#### [What is needed]
Copy everything in the data below exactly except the pictures.

#### [Available data]

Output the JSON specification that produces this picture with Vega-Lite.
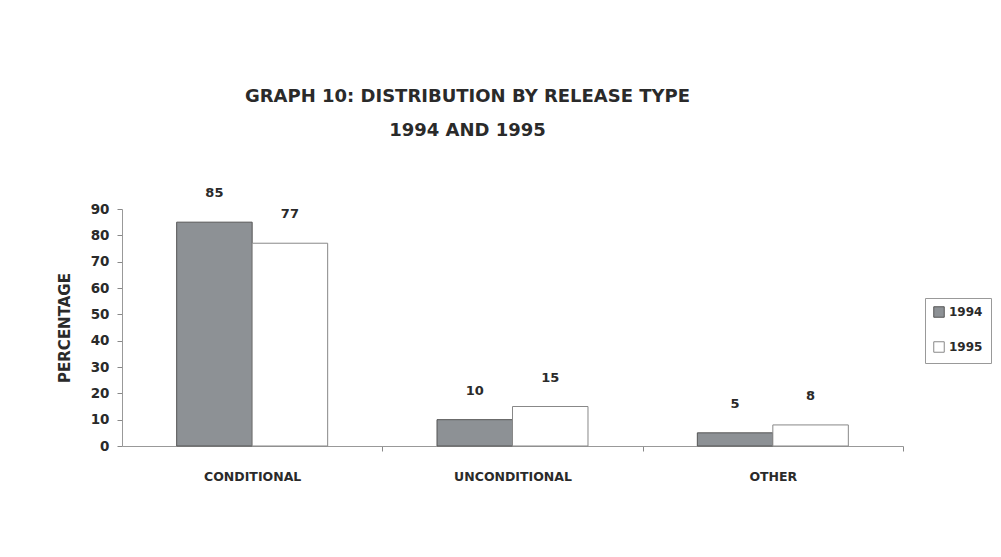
{
  "$schema": "https://vega.github.io/schema/vega-lite/v6.json",
  "width": 781,
  "height": 237,
  "autosize": {"type": "none"},
  "padding": {"left": 122, "top": 209, "right": 98, "bottom": 111},
  "background": "white",
  "config": {
    "view": {"stroke": null},
    "font": "DejaVu Sans"
  },
  "title": {
    "text": "GRAPH 10: DISTRIBUTION BY RELEASE TYPE",
    "subtitle": "1994 AND 1995",
    "anchor": "middle",
    "frame": "group",
    "dx": -45,
    "offset": 47,
    "fontSize": 18,
    "fontWeight": "bold",
    "font": "DejaVu Sans",
    "color": "#2a2a2a",
    "subtitleFont": "DejaVu Sans",
    "subtitleFontSize": 18,
    "subtitleFontWeight": "bold",
    "subtitleColor": "#2a2a2a",
    "subtitlePadding": 16
  },
  "data": {
    "values": [
      {"type": "CONDITIONAL", "year": "1994", "pct": 85},
      {"type": "CONDITIONAL", "year": "1995", "pct": 77},
      {"type": "UNCONDITIONAL", "year": "1994", "pct": 10},
      {"type": "UNCONDITIONAL", "year": "1995", "pct": 15},
      {"type": "OTHER", "year": "1994", "pct": 5},
      {"type": "OTHER", "year": "1995", "pct": 8}
    ]
  },
  "encoding": {
    "x": {
      "field": "type",
      "type": "nominal",
      "sort": ["CONDITIONAL", "UNCONDITIONAL", "OTHER"],
      "scale": {"paddingInner": 0.42, "paddingOuter": 0.21},
      "axis": {
        "title": null,
        "labelAngle": 0,
        "labelFont": "DejaVu Sans",
        "labelFontSize": 12.5,
        "labelFontWeight": "bold",
        "labelColor": "#2a2a2a",
        "labelPadding": 19,
        "bandPosition": 1,
        "tickOffset": 54.67,
        "labelOffset": -54.67,
        "tickSize": 5,
        "tickColor": "#888",
        "domainColor": "#999"
      }
    },
    "xOffset": {
      "field": "year",
      "type": "nominal",
      "scale": {"paddingInner": 0, "paddingOuter": 0}
    },
    "y": {
      "field": "pct",
      "type": "quantitative",
      "scale": {"domain": [0, 90], "nice": false},
      "axis": {
        "title": "PERCENTAGE",
        "titleFont": "DejaVu Sans",
        "titleFontSize": 15,
        "titleFontWeight": "bold",
        "titleColor": "#2a2a2a",
        "titlePadding": 18,
        "values": [0, 10, 20, 30, 40, 50, 60, 70, 80, 90],
        "grid": false,
        "labelFont": "DejaVu Sans",
        "labelFontSize": 13.5,
        "labelFontWeight": "bold",
        "labelColor": "#2a2a2a",
        "labelPadding": 8,
        "tickSize": 5,
        "tickColor": "#888",
        "domainColor": "#999"
      }
    }
  },
  "layer": [
    {
      "mark": {"type": "bar", "strokeWidth": 1},
      "encoding": {
        "color": {
          "field": "year",
          "type": "nominal",
          "scale": {"domain": ["1994", "1995"], "range": ["#8d9195", "#ffffff"]},
          "legend": {
            "title": null,
            "orient": "none",
            "legendX": 803,
            "legendY": 89,
            "padding": 8,
            "strokeColor": "#999",
            "symbolType": "square",
            "symbolSize": 110,
            "symbolStrokeWidth": 1,
            "rowPadding": 19,
            "labelFont": "DejaVu Sans",
            "labelFontSize": 12,
            "labelFontWeight": "bold",
            "labelColor": "#2a2a2a",
            "labelOffset": 4
          }
        },
        "stroke": {
          "field": "year",
          "type": "nominal",
          "scale": {"domain": ["1994", "1995"], "range": ["#555555", "#888888"]},
          "legend": {
            "title": null,
            "orient": "none",
            "legendX": 803,
            "legendY": 89,
            "padding": 8,
            "strokeColor": "#999",
            "symbolType": "square",
            "symbolSize": 110,
            "symbolStrokeWidth": 1,
            "rowPadding": 19,
            "labelFont": "DejaVu Sans",
            "labelFontSize": 12,
            "labelFontWeight": "bold",
            "labelColor": "#2a2a2a",
            "labelOffset": 4
          }
        }
      }
    },
    {
      "mark": {
        "type": "text",
        "baseline": "alphabetic",
        "dy": -25,
        "font": "DejaVu Sans",
        "fontSize": 13,
        "fontWeight": "bold",
        "color": "#2a2a2a"
      },
      "encoding": {
        "text": {"field": "pct", "type": "quantitative"}
      }
    }
  ]
}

#### [Worked solution]
Output the JSON specification that produces this picture with Vega-Lite.
{
  "$schema": "https://vega.github.io/schema/vega-lite/v6.json",
  "width": 781,
  "height": 237,
  "autosize": {"type": "none"},
  "padding": {"left": 122, "top": 209, "right": 98, "bottom": 111},
  "background": "white",
  "config": {
    "view": {"stroke": null},
    "font": "DejaVu Sans"
  },
  "title": {
    "text": "GRAPH 10: DISTRIBUTION BY RELEASE TYPE",
    "subtitle": "1994 AND 1995",
    "anchor": "middle",
    "frame": "group",
    "dx": -45,
    "offset": 47,
    "fontSize": 18,
    "fontWeight": "bold",
    "font": "DejaVu Sans",
    "color": "#2a2a2a",
    "subtitleFont": "DejaVu Sans",
    "subtitleFontSize": 18,
    "subtitleFontWeight": "bold",
    "subtitleColor": "#2a2a2a",
    "subtitlePadding": 16
  },
  "data": {
    "values": [
      {"type": "CONDITIONAL", "year": "1994", "pct": 85},
      {"type": "CONDITIONAL", "year": "1995", "pct": 77},
      {"type": "UNCONDITIONAL", "year": "1994", "pct": 10},
      {"type": "UNCONDITIONAL", "year": "1995", "pct": 15},
      {"type": "OTHER", "year": "1994", "pct": 5},
      {"type": "OTHER", "year": "1995", "pct": 8}
    ]
  },
  "encoding": {
    "x": {
      "field": "type",
      "type": "nominal",
      "sort": ["CONDITIONAL", "UNCONDITIONAL", "OTHER"],
      "scale": {"paddingInner": 0.42, "paddingOuter": 0.21},
      "axis": {
        "title": null,
        "labelAngle": 0,
        "labelFont": "DejaVu Sans",
        "labelFontSize": 12.5,
        "labelFontWeight": "bold",
        "labelColor": "#2a2a2a",
        "labelPadding": 19,
        "bandPosition": 1,
        "tickOffset": 54.67,
        "labelOffset": -54.67,
        "tickSize": 5,
        "tickColor": "#888",
        "domainColor": "#999"
      }
    },
    "xOffset": {
      "field": "year",
      "type": "nominal",
      "scale": {"paddingInner": 0, "paddingOuter": 0}
    },
    "y": {
      "field": "pct",
      "type": "quantitative",
      "scale": {"domain": [0, 90], "nice": false},
      "axis": {
        "title": "PERCENTAGE",
        "titleFont": "DejaVu Sans",
        "titleFontSize": 15,
        "titleFontWeight": "bold",
        "titleColor": "#2a2a2a",
        "titlePadding": 18,
        "values": [0, 10, 20, 30, 40, 50, 60, 70, 80, 90],
        "grid": false,
        "labelFont": "DejaVu Sans",
        "labelFontSize": 13.5,
        "labelFontWeight": "bold",
        "labelColor": "#2a2a2a",
        "labelPadding": 8,
        "tickSize": 5,
        "tickColor": "#888",
        "domainColor": "#999"
      }
    }
  },
  "layer": [
    {
      "mark": {"type": "bar", "strokeWidth": 1},
      "encoding": {
        "color": {
          "field": "year",
          "type": "nominal",
          "scale": {"domain": ["1994", "1995"], "range": ["#8d9195", "#ffffff"]},
          "legend": {
            "title": null,
            "orient": "none",
            "legendX": 803,
            "legendY": 89,
            "padding": 8,
            "strokeColor": "#999",
            "symbolType": "square",
            "symbolSize": 110,
            "symbolStrokeWidth": 1,
            "rowPadding": 19,
            "labelFont": "DejaVu Sans",
            "labelFontSize": 12,
            "labelFontWeight": "bold",
            "labelColor": "#2a2a2a",
            "labelOffset": 4
          }
        },
        "stroke": {
          "field": "year",
          "type": "nominal",
          "scale": {"domain": ["1994", "1995"], "range": ["#555555", "#888888"]},
          "legend": {
            "title": null,
            "orient": "none",
            "legendX": 803,
            "legendY": 89,
            "padding": 8,
            "strokeColor": "#999",
            "symbolType": "square",
            "symbolSize": 110,
            "symbolStrokeWidth": 1,
            "rowPadding": 19,
            "labelFont": "DejaVu Sans",
            "labelFontSize": 12,
            "labelFontWeight": "bold",
            "labelColor": "#2a2a2a",
            "labelOffset": 4
          }
        }
      }
    },
    {
      "mark": {
        "type": "text",
        "baseline": "alphabetic",
        "dy": -25,
        "font": "DejaVu Sans",
        "fontSize": 13,
        "fontWeight": "bold",
        "color": "#2a2a2a"
      },
      "encoding": {
        "text": {"field": "pct", "type": "quantitative"}
      }
    }
  ]
}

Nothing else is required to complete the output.